Issac Thomas (November 4, 1784 – February 2, 1859) was an American lawyer, militia officer, planter, and politician who represented Tennessee in the United States House of Representatives. He was born in Sevierville, Tennessee, on November 4, 1784. Orphaned at a young age, he moved in 1800 to Winchester, Tennessee, where he supported himself and pursued his own education. Largely self-taught, he read law and prepared for a legal career while still a young man on the Tennessee frontier.

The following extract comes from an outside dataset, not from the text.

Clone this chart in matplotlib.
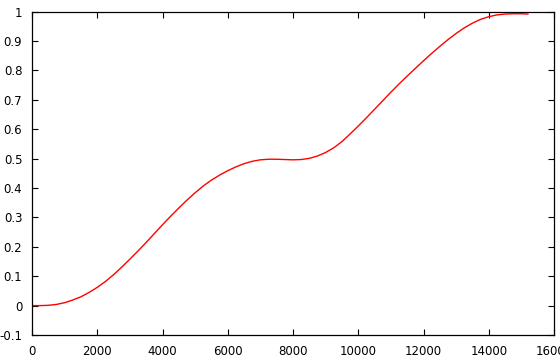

Thomas was admitted to the bar in 1808 and commenced the practice of law in Winchester. As a young attorney, he built a regional practice in a period when Tennessee was rapidly developing and new communities were being established. During the War of 1812 he served as a brigadier general of the Louisiana Militia, reflecting his early connections to that region and establishing his reputation as a military leader as well as a lawyer. His experiences in law and the militia helped prepare him for later public service at both the state and federal levels.

Entering national politics as a member of the Republican Party—then commonly known as the Democratic-Republican Party—Thomas was elected to the Fourteenth Congress as a representative from Tennessee. He served a single term in the United States House of Representatives from March 4, 1815, to March 3, 1817. His tenure in Congress occurred during a significant period in American history, in the aftermath of the War of 1812, when the nation was consolidating its independence and addressing issues of economic development and western expansion. As a Democratic-Republican, he participated in the legislative process and represented the interests of his Tennessee constituents in the federal government.

After leaving Congress, Thomas relocated in 1819 to Alexandria, Louisiana, where he resumed the practice of law and quickly became a prominent figure in the region’s economic and political life. He purchased extensive tracts of land adjoining Alexandria and, over time, became one of the largest landowners and slaveholders in Louisiana. He was credited as the first man to introduce the cultivation of sugarcane in central Louisiana, an innovation that contributed to the expansion of the sugar economy beyond the traditional plantation districts closer to the Gulf Coast. In addition to operating plantations, he engaged in mercantile pursuits and invested in sawmills and steamboats, integrating agriculture, commerce, and transportation in ways that helped shape the development of central Louisiana.

Thomas also remained active in public affairs in his adopted state. He served as a member of the Louisiana Senate from 1823 to 1827, participating in the governance of a relatively new state still defining its institutions and laws in the decades following the Louisiana Purchase. His legislative service in Louisiana, combined with his earlier experience in Congress, gave him a political career that spanned both Tennessee and Louisiana during a formative era in the American South.

In his personal life, Thomas married Jane Bullard, with whom he was associated during his early years in Louisiana. She died in 1833. He later married Emmeline Flint, a member of a family with which he was also in business, further intertwining his domestic life with his commercial and planting interests. His family connections and business partnerships reinforced his position among the economic elite of central Louisiana.

In 1849, amid the excitement of westward expansion and the California Gold Rush, Thomas moved to California, reflecting the broader national movement toward the Pacific and the search for new opportunities. He later returned to Alexandria, Louisiana, where he spent his final years. Issac Thomas died there on February 2, 1859, at the age of 74 years and 90 days. He was interred in the Flint lot in Rapides Cemetery at Pineville, Louisiana, across the Red River from Alexandria, leaving a legacy as a frontier lawyer, wartime militia general, congressman, state legislator, and influential planter and businessman in the antebellum South.